Every entry should be repeated exactly. Omit the pictures.

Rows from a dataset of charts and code
######
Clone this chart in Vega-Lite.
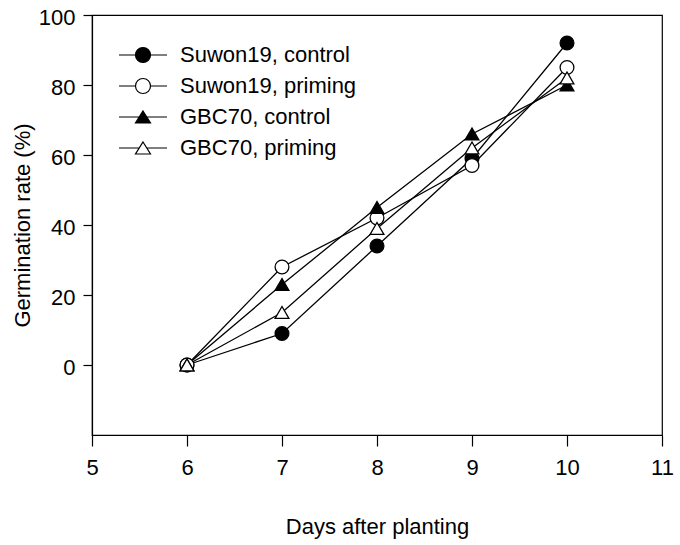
{
  "$schema": "https://vega.github.io/schema/vega-lite/v6.json",
  "autosize": "none",
  "width": 570,
  "height": 420,
  "padding": {"left": 92, "top": 15, "right": 18, "bottom": 110},
  "background": "white",
  "config": {
    "font": "Liberation Sans",
    "view": {"stroke": "black", "strokeWidth": 1.2},
    "axis": {
      "grid": false,
      "domainColor": "black",
      "domainWidth": 1.2,
      "tickColor": "black",
      "tickWidth": 1.2,
      "labelColor": "black",
      "titleColor": "black",
      "labelFont": "Liberation Sans",
      "titleFont": "Liberation Sans",
      "titleFontWeight": "normal"
    },
    "legend": {
      "labelFont": "Liberation Sans",
      "labelColor": "black",
      "labelLimit": 400,
      "labelFontSize": 22,
      "orient": "none",
      "padding": 0,
      "symbolSize": 144,
      "symbolStrokeColor": "black",
      "symbolStrokeWidth": 1.2,
      "labelOffset": 26,
      "rowPadding": 9
    }
  },
  "data": {
    "values": [
      {"day": 6, "rate": 0, "series": "Suwon19, control"},
      {"day": 7, "rate": 9, "series": "Suwon19, control"},
      {"day": 8, "rate": 34, "series": "Suwon19, control"},
      {"day": 9, "rate": 59, "series": "Suwon19, control"},
      {"day": 10, "rate": 92, "series": "Suwon19, control"},
      {"day": 6, "rate": 0, "series": "Suwon19, priming"},
      {"day": 7, "rate": 28, "series": "Suwon19, priming"},
      {"day": 8, "rate": 42, "series": "Suwon19, priming"},
      {"day": 9, "rate": 57, "series": "Suwon19, priming"},
      {"day": 10, "rate": 85, "series": "Suwon19, priming"},
      {"day": 6, "rate": 0, "series": "GBC70, control"},
      {"day": 7, "rate": 23, "series": "GBC70, control"},
      {"day": 8, "rate": 45, "series": "GBC70, control"},
      {"day": 9, "rate": 66, "series": "GBC70, control"},
      {"day": 10, "rate": 80, "series": "GBC70, control"},
      {"day": 6, "rate": 0, "series": "GBC70, priming"},
      {"day": 7, "rate": 15, "series": "GBC70, priming"},
      {"day": 8, "rate": 39, "series": "GBC70, priming"},
      {"day": 9, "rate": 62, "series": "GBC70, priming"},
      {"day": 10, "rate": 82, "series": "GBC70, priming"}
    ]
  },
  "encoding": {
    "x": {
      "field": "day",
      "type": "quantitative",
      "scale": {"domain": [5, 11], "nice": false, "zero": false},
      "axis": {
        "title": "Days after planting",
        "values": [5, 6, 7, 8, 9, 10, 11],
        "tickSize": 11,
        "labelPadding": 11,
        "labelFontSize": 22,
        "titleFontSize": 22,
        "titleY": 91,
        "titleBaseline": "middle",
        "labelFlush": false
      }
    },
    "y": {
      "field": "rate",
      "type": "quantitative",
      "scale": {"domain": [-20, 100], "nice": false, "zero": false},
      "axis": {
        "title": "Germination rate (%)",
        "values": [0, 20, 40, 60, 80, 100],
        "tickSize": 9,
        "labelPadding": 8,
        "labelOffset": 2,
        "labelFontSize": 22,
        "titleFontSize": 22,
        "titleX": -70,
        "titleY": 210,
        "titleBaseline": "middle",
        "labelFlush": false
      }
    }
  },
  "layer": [
    {
      "mark": {"type": "line", "color": "black", "strokeWidth": 1.3},
      "encoding": {"detail": {"field": "series"}}
    },
    {
      "transform": [{"filter": "indexof(datum.series, 'Suwon') === 0"}],
      "mark": {"type": "point", "shape": "circle", "filled": true, "size": 190, "stroke": "black", "strokeWidth": 1.3, "opacity": 1},
      "encoding": {
        "fill": {
          "field": "series",
          "type": "nominal",
          "scale": {
            "domain": ["Suwon19, control", "Suwon19, priming"],
            "range": ["black", "white"]
          },
          "legend": {
            "title": null,
            "legendX": 40,
            "legendY": 29,
            "symbolType": "M-4,0H-1.25M1.25,0H4M-1.25,0A1.25,1.25,0,1,1,1.25,0A1.25,1.25,0,1,1,-1.25,0Z"
          }
        }
      }
    },
    {
      "transform": [{"filter": "indexof(datum.series, 'GBC') === 0"}],
      "mark": {"type": "point", "shape": "triangle-up", "filled": true, "size": 190, "stroke": "black", "strokeWidth": 1.3, "opacity": 1},
      "encoding": {
        "fill": {
          "field": "series",
          "type": "nominal",
          "scale": {
            "domain": ["GBC70, control", "GBC70, priming"],
            "range": ["black", "white"]
          },
          "legend": {
            "title": null,
            "legendX": 40,
            "legendY": 91,
            "symbolType": "M-4,0H-0.625M0.625,0H4M0,-1L1.25,1L-1.25,1Z"
          }
        }
      }
    }
  ],
  "resolve": {"scale": {"fill": "independent"}, "legend": {"fill": "independent"}}
}
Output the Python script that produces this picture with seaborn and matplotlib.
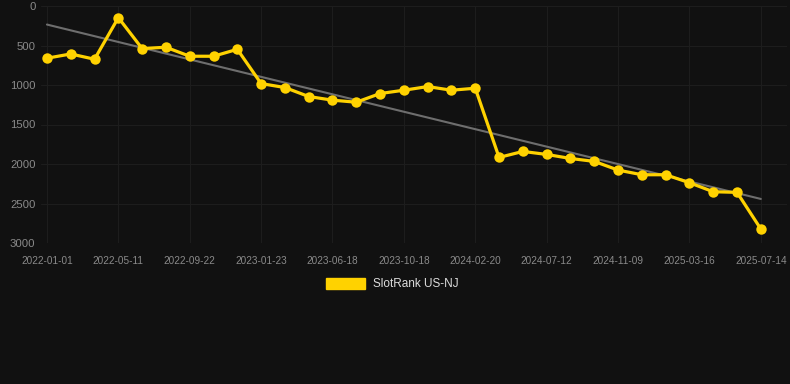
import numpy as np
import pandas as pd
import seaborn as sns
import matplotlib.pyplot as plt
from matplotlib.patches import Patch

# rank values (lower on chart = larger rank)
ranks = [661, 607, 674, 147, 539, 522, 636, 636, 548, 982,
         1032, 1146, 1192, 1218, 1108, 1066, 1020, 1066, 1041, 1917,
         1841, 1879, 1930, 1967, 2077, 2136, 2136, 2237, 2351, 2359,
         2823]
tick_labels = ['2022-01-01', '2022-05-11', '2022-09-22', '2023-01-23', '2023-06-18',
               '2023-10-18', '2024-02-20', '2024-07-12', '2024-11-09', '2025-03-16',
               '2025-07-14']
series_name = 'SlotRank US-NJ'

df = pd.DataFrame({'idx': np.arange(len(ranks)), 'rank': ranks})

sns.set_style('dark')
plt.rcParams['font.family'] = ['Liberation Sans', 'DejaVu Sans']

bg = '#111111'
gold = '#ffd200'

fig = plt.figure(figsize=(7.9, 3.84), dpi=100, facecolor=bg)
ax = fig.add_axes([41 / 790, 1 - 243 / 384, 746 / 790, 237 / 384])
ax.set_facecolor(bg)

# trend line
k, b = np.polyfit(df['idx'], df['rank'], 1)
ax.plot(df['idx'], k * df['idx'] + b, color='#6e6e6e', lw=1.5, zorder=2)

sns.lineplot(data=df, x='idx', y='rank', ax=ax, color=gold, lw=2.3,
             marker='o', markersize=7.5, markeredgewidth=0, zorder=3)

ax.set_ylim(3000, 0)
ax.set_xlim(-0.25, 31.1)
ax.set_yticks([0, 500, 1000, 1500, 2000, 2500, 3000])
ax.set_xticks(np.arange(0, len(ranks), 3))
ax.set_xticklabels(tick_labels)
ax.tick_params(axis='y', labelsize=8.2, colors='#8a8a8a', length=0, pad=4)
ax.tick_params(axis='x', labelsize=7.2, colors='#8a8a8a', length=0, pad=9)
ax.grid(True, color='#1d1d1d', lw=0.8)
for s in ax.spines.values():
    s.set_visible(False)
ax.set_xlabel('')
ax.set_ylabel('')

fig.legend(handles=[Patch(facecolor=gold, edgecolor=gold, label=series_name)],
           loc='center', bbox_to_anchor=(392 / 790, 1 - 284 / 384), frameon=False,
           handlelength=3.3, handleheight=1.1, handletextpad=0.7,
           fontsize=8.5, labelcolor='#dddddd')

plt.savefig('out.png', dpi=100, facecolor=bg)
######
** Written answer **
Clone this chart in Vega-Lite.
{
  "$schema": "https://vega.github.io/schema/vega-lite/v6.json",
  "autosize": "none",
  "width": 570,
  "height": 420,
  "padding": {"left": 92, "top": 15, "right": 18, "bottom": 110},
  "background": "white",
  "config": {
    "font": "Liberation Sans",
    "view": {"stroke": "black", "strokeWidth": 1.2},
    "axis": {
      "grid": false,
      "domainColor": "black",
      "domainWidth": 1.2,
      "tickColor": "black",
      "tickWidth": 1.2,
      "labelColor": "black",
      "titleColor": "black",
      "labelFont": "Liberation Sans",
      "titleFont": "Liberation Sans",
      "titleFontWeight": "normal"
    },
    "legend": {
      "labelFont": "Liberation Sans",
      "labelColor": "black",
      "labelLimit": 400,
      "labelFontSize": 22,
      "orient": "none",
      "padding": 0,
      "symbolSize": 144,
      "symbolStrokeColor": "black",
      "symbolStrokeWidth": 1.2,
      "labelOffset": 26,
      "rowPadding": 9
    }
  },
  "data": {
    "values": [
      {"day": 6, "rate": 0, "series": "Suwon19, control"},
      {"day": 7, "rate": 9, "series": "Suwon19, control"},
      {"day": 8, "rate": 34, "series": "Suwon19, control"},
      {"day": 9, "rate": 59, "series": "Suwon19, control"},
      {"day": 10, "rate": 92, "series": "Suwon19, control"},
      {"day": 6, "rate": 0, "series": "Suwon19, priming"},
      {"day": 7, "rate": 28, "series": "Suwon19, priming"},
      {"day": 8, "rate": 42, "series": "Suwon19, priming"},
      {"day": 9, "rate": 57, "series": "Suwon19, priming"},
      {"day": 10, "rate": 85, "series": "Suwon19, priming"},
      {"day": 6, "rate": 0, "series": "GBC70, control"},
      {"day": 7, "rate": 23, "series": "GBC70, control"},
      {"day": 8, "rate": 45, "series": "GBC70, control"},
      {"day": 9, "rate": 66, "series": "GBC70, control"},
      {"day": 10, "rate": 80, "series": "GBC70, control"},
      {"day": 6, "rate": 0, "series": "GBC70, priming"},
      {"day": 7, "rate": 15, "series": "GBC70, priming"},
      {"day": 8, "rate": 39, "series": "GBC70, priming"},
      {"day": 9, "rate": 62, "series": "GBC70, priming"},
      {"day": 10, "rate": 82, "series": "GBC70, priming"}
    ]
  },
  "encoding": {
    "x": {
      "field": "day",
      "type": "quantitative",
      "scale": {"domain": [5, 11], "nice": false, "zero": false},
      "axis": {
        "title": "Days after planting",
        "values": [5, 6, 7, 8, 9, 10, 11],
        "tickSize": 11,
        "labelPadding": 11,
        "labelFontSize": 22,
        "titleFontSize": 22,
        "titleY": 91,
        "titleBaseline": "middle",
        "labelFlush": false
      }
    },
    "y": {
      "field": "rate",
      "type": "quantitative",
      "scale": {"domain": [-20, 100], "nice": false, "zero": false},
      "axis": {
        "title": "Germination rate (%)",
        "values": [0, 20, 40, 60, 80, 100],
        "tickSize": 9,
        "labelPadding": 8,
        "labelOffset": 2,
        "labelFontSize": 22,
        "titleFontSize": 22,
        "titleX": -70,
        "titleY": 210,
        "titleBaseline": "middle",
        "labelFlush": false
      }
    }
  },
  "layer": [
    {
      "mark": {"type": "line", "color": "black", "strokeWidth": 1.3},
      "encoding": {"detail": {"field": "series"}}
    },
    {
      "transform": [{"filter": "indexof(datum.series, 'Suwon') === 0"}],
      "mark": {"type": "point", "shape": "circle", "filled": true, "size": 190, "stroke": "black", "strokeWidth": 1.3, "opacity": 1},
      "encoding": {
        "fill": {
          "field": "series",
          "type": "nominal",
          "scale": {
            "domain": ["Suwon19, control", "Suwon19, priming"],
            "range": ["black", "white"]
          },
          "legend": {
            "title": null,
            "legendX": 40,
            "legendY": 29,
            "symbolType": "M-4,0H-1.25M1.25,0H4M-1.25,0A1.25,1.25,0,1,1,1.25,0A1.25,1.25,0,1,1,-1.25,0Z"
          }
        }
      }
    },
    {
      "transform": [{"filter": "indexof(datum.series, 'GBC') === 0"}],
      "mark": {"type": "point", "shape": "triangle-up", "filled": true, "size": 190, "stroke": "black", "strokeWidth": 1.3, "opacity": 1},
      "encoding": {
        "fill": {
          "field": "series",
          "type": "nominal",
          "scale": {
            "domain": ["GBC70, control", "GBC70, priming"],
            "range": ["black", "white"]
          },
          "legend": {
            "title": null,
            "legendX": 40,
            "legendY": 91,
            "symbolType": "M-4,0H-0.625M0.625,0H4M0,-1L1.25,1L-1.25,1Z"
          }
        }
      }
    }
  ],
  "resolve": {"scale": {"fill": "independent"}, "legend": {"fill": "independent"}}
}
Output the Python script that produces this picture with seaborn and matplotlib.
import numpy as np
import pandas as pd
import seaborn as sns
import matplotlib.pyplot as plt
from matplotlib.patches import Patch

# rank values (lower on chart = larger rank)
ranks = [661, 607, 674, 147, 539, 522, 636, 636, 548, 982,
         1032, 1146, 1192, 1218, 1108, 1066, 1020, 1066, 1041, 1917,
         1841, 1879, 1930, 1967, 2077, 2136, 2136, 2237, 2351, 2359,
         2823]
tick_labels = ['2022-01-01', '2022-05-11', '2022-09-22', '2023-01-23', '2023-06-18',
               '2023-10-18', '2024-02-20', '2024-07-12', '2024-11-09', '2025-03-16',
               '2025-07-14']
series_name = 'SlotRank US-NJ'

df = pd.DataFrame({'idx': np.arange(len(ranks)), 'rank': ranks})

sns.set_style('dark')
plt.rcParams['font.family'] = ['Liberation Sans', 'DejaVu Sans']

bg = '#111111'
gold = '#ffd200'

fig = plt.figure(figsize=(7.9, 3.84), dpi=100, facecolor=bg)
ax = fig.add_axes([41 / 790, 1 - 243 / 384, 746 / 790, 237 / 384])
ax.set_facecolor(bg)

# trend line
k, b = np.polyfit(df['idx'], df['rank'], 1)
ax.plot(df['idx'], k * df['idx'] + b, color='#6e6e6e', lw=1.5, zorder=2)

sns.lineplot(data=df, x='idx', y='rank', ax=ax, color=gold, lw=2.3,
             marker='o', markersize=7.5, markeredgewidth=0, zorder=3)

ax.set_ylim(3000, 0)
ax.set_xlim(-0.25, 31.1)
ax.set_yticks([0, 500, 1000, 1500, 2000, 2500, 3000])
ax.set_xticks(np.arange(0, len(ranks), 3))
ax.set_xticklabels(tick_labels)
ax.tick_params(axis='y', labelsize=8.2, colors='#8a8a8a', length=0, pad=4)
ax.tick_params(axis='x', labelsize=7.2, colors='#8a8a8a', length=0, pad=9)
ax.grid(True, color='#1d1d1d', lw=0.8)
for s in ax.spines.values():
    s.set_visible(False)
ax.set_xlabel('')
ax.set_ylabel('')

fig.legend(handles=[Patch(facecolor=gold, edgecolor=gold, label=series_name)],
           loc='center', bbox_to_anchor=(392 / 790, 1 - 284 / 384), frameon=False,
           handlelength=3.3, handleheight=1.1, handletextpad=0.7,
           fontsize=8.5, labelcolor='#dddddd')

plt.savefig('out.png', dpi=100, facecolor=bg)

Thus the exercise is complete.